Rigopiano, il raccontro di un superstite: “60 ore sotto le macerie”

Pescara. “Appena successo forse ho avuto un attacco di panico, non sapevo cosa era accaduto. Forse un terremoto che aveva colpito anche Roma. La cosa era talmente grande… Non ricordo il boato. Ho sentito lo spostamento d’aria. Una botta incredibile. Qualche volta svenivo, poi mi svegliavo. Sognavo e mi ritrovavo li sotto”. E’ rimasto per 60 ore sotto alle macerie dell’Hotel Rigopiano, Giampaolo Matrone, uno degli 11 superstiti della tragedia del resort.

Matrone, pasticcere 33enne di Monterotondo, in quella tragedia ha perso la moglie, Valentina Cicioni. Racconta quell’inferno ai microfoni del Tgr Lazio e dice di non sapere come ha fatto a sopravvivere.

“Solo all’inizio preso un po’ di neve per bere, ma ho dovuto sputarla perché in mezzo c’era di tutto: sassi, vetri. Sono sopravvissuto forse grazie alla forza fisica che ho dentro, aggrappato alla vita”.

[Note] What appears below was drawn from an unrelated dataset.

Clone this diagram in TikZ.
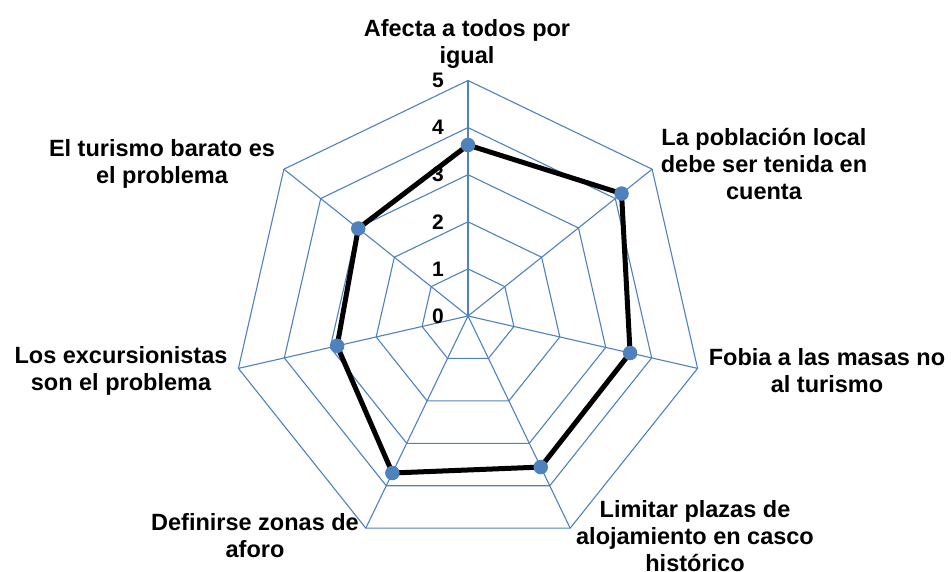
\documentclass[tikz,border=0pt]{standalone}
\usepackage{fontspec}
\setmainfont{Liberation Sans}
\definecolor{gridblue}{RGB}{79,129,189}
\definecolor{markblue}{RGB}{79,129,189}
\begin{document}
\begin{tikzpicture}[
  grid/.style={draw=gridblue, line width=1.1pt},
  series/.style={draw=black, line width=5pt, line join=round},
  marker/.style={circle, fill=markblue, inner sep=0pt, minimum size=14.5pt},
  lbl/.style={font=\fontsize{23.5}{27}\selectfont\bfseries, align=center, inner sep=0pt},
  tick/.style={font=\fontsize{21}{23}\selectfont\bfseries, anchor=east, inner sep=0pt}
]
\useasboundingbox (-468pt,-255pt) rectangle (483pt,316pt);
\def\R{47.1pt}
% rings
\foreach \r in {1,...,5}{
  \draw[grid] (90:\r*\R) \foreach \k in {1,...,6}{ -- ({90-\k*360/7}:\r*\R)} -- cycle;
}
% spokes
\foreach \k in {0,...,6}{
  \coordinate (v\k) at ({90-\k*360/7}:5*\R);
  \draw[grid] (0,0) -- (v\k);
}
% tick labels
\foreach \t in {0,...,5}{
  \node[tick] (t\t) at (-24pt,\t*\R) {\t};
}
% data points
\coordinate (p0) at ({90-0*360/7}:3.63*\R);
\coordinate (p1) at ({90-1*360/7}:4.17*\R);
\coordinate (p2) at ({90-2*360/7}:3.53*\R);
\coordinate (p3) at ({90-3*360/7}:3.56*\R);
\coordinate (p4) at ({90-4*360/7}:3.70*\R);
\coordinate (p5) at ({90-5*360/7}:2.85*\R);
\coordinate (p6) at ({90-6*360/7}:2.98*\R);
\draw[series] (p0) -- (p1) -- (p2) -- (p3) -- (p4) -- (p5) -- (p6) -- cycle;
\foreach \k in {0,...,6}{
  \node[marker] (m\k) at (p\k) {};
}
% axis labels
\node[lbl] (l0) at (-1pt,272pt) {Afecta a todos por\\igual};
\node[lbl] (l1) at (296pt,152pt) {La población local\\debe ser tenida en\\cuenta};
\node[lbl] (l2) at (359pt,-55pt) {Fobia a las masas no\\al turismo};
\node[lbl] (l3) at (227pt,-220pt) {Limitar plazas de\\alojamiento en casco\\histórico};
\node[lbl] (l4) at (-213pt,-220pt) {Definirse zonas de\\aforo};
\node[lbl] (l5) at (-347pt,-55pt) {Los excursionistas\\son el problema};
\node[lbl] (l6) at (-306pt,152pt) {El turismo barato es\\el problema};
\end{tikzpicture}
\end{document}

Il giovane, incastrato sotto a travi di cemento e salvato grazie ai segnali emessi da due cellulari che erano tra le macerie, racconta che “durante tutte le ore li sotto ho sempre pensato che mia moglie mi è stata vicino. Sognavo che mi riportava a Monterotondo con la macchina. Sono andato a lavorare e lei mi è venuta a riprendere in pasticceria la sera. La vedevo sempre come un angioletto, accanto a me. Le chiedevo l’acqua”.

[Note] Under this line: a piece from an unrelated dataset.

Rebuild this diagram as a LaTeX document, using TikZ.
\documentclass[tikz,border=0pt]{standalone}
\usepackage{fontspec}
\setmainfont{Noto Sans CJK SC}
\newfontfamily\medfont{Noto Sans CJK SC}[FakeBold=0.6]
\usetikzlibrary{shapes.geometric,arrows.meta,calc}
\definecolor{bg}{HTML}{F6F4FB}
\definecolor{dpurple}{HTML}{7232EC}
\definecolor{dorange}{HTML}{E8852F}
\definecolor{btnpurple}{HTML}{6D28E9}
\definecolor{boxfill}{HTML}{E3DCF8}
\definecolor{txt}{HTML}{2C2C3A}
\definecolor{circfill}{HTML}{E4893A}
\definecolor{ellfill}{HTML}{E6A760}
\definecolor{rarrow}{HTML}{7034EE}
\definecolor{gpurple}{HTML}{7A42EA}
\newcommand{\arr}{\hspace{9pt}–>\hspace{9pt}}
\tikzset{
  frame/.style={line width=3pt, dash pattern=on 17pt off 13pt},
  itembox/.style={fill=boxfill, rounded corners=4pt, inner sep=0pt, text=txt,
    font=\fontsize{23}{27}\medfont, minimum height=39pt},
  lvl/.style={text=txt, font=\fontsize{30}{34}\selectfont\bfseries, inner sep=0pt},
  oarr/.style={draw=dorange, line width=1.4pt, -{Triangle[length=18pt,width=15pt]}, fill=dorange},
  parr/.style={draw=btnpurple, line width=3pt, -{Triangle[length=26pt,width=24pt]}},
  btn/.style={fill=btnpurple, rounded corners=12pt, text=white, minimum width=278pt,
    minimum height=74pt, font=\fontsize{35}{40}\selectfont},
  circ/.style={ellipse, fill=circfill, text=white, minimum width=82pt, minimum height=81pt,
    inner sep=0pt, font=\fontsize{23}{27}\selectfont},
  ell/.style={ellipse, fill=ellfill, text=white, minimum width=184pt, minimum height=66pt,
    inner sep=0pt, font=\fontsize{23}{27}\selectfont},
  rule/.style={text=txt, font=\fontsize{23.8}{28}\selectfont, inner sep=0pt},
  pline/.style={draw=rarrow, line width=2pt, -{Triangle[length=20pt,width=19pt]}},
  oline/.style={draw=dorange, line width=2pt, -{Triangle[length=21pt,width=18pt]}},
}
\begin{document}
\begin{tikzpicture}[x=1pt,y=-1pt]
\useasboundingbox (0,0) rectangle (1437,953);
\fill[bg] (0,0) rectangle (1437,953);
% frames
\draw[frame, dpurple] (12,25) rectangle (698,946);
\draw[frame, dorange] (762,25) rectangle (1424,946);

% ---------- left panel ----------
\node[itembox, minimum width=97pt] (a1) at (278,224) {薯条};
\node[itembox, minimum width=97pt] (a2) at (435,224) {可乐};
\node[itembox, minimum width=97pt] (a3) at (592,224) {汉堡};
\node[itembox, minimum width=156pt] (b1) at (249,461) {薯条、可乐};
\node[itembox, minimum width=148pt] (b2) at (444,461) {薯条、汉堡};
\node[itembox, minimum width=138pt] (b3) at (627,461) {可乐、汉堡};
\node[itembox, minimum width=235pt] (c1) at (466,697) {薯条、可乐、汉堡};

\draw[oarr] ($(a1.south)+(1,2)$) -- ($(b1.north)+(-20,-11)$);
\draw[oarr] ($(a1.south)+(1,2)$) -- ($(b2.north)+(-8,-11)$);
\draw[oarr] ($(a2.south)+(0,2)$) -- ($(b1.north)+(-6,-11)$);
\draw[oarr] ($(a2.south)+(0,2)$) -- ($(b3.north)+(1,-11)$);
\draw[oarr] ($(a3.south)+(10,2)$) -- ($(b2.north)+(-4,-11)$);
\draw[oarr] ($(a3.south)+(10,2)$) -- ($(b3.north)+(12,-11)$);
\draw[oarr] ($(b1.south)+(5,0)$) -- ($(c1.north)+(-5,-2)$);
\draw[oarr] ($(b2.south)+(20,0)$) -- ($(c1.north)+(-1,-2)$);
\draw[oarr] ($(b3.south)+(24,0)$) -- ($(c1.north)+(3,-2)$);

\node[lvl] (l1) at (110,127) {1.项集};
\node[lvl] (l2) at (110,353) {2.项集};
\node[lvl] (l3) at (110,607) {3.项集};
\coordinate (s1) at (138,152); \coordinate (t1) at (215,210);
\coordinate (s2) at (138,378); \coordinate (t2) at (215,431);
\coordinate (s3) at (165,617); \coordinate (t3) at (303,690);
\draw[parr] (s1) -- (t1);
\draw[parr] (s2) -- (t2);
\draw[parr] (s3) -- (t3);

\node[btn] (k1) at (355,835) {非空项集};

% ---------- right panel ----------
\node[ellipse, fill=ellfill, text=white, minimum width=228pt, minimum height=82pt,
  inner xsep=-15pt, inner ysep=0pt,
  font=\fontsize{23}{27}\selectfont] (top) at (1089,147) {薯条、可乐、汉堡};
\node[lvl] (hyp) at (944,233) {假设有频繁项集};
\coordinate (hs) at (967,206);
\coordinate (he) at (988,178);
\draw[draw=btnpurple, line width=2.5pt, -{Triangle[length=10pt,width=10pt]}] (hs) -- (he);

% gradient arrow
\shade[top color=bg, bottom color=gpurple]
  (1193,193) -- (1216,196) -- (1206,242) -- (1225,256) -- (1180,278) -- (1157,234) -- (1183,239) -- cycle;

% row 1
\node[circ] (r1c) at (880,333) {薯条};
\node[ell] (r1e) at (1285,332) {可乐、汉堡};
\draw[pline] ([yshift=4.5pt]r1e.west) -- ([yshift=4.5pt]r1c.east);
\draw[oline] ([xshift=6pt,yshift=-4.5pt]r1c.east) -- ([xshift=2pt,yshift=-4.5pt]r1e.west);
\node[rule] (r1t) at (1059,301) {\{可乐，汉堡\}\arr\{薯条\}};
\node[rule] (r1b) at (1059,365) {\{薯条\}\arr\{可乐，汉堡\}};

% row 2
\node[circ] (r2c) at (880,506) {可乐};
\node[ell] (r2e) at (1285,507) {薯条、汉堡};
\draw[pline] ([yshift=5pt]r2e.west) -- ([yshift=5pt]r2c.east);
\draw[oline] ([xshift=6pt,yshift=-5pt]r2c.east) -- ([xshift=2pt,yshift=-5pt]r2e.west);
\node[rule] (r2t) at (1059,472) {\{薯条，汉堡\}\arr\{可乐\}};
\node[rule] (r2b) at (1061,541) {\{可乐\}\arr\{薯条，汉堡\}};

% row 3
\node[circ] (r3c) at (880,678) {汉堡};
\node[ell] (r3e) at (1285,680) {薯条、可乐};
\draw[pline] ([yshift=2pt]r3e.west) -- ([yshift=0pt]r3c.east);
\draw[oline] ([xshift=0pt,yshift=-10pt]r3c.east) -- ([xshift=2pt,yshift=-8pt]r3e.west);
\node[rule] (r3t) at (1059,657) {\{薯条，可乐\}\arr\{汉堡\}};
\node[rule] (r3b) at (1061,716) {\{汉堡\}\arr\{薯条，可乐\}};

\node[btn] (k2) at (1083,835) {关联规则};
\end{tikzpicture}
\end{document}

“Basta che arrivavo due ore più tardi e il braccio mi veniva amputato – racconta Matrone, che ha subito diversi interventi e che è ancora ricoverato al Gemelli di Roma – Ma se arrivavano qualche ora prima la fase dell’ospedale l’avevo già superata”.

“Voglio tornare a Rigopiano con la mia bambina, Gaia, e spiegarle qualche cosa lì. Portare un fiore che lasceremo lì come ricordo”, conclude.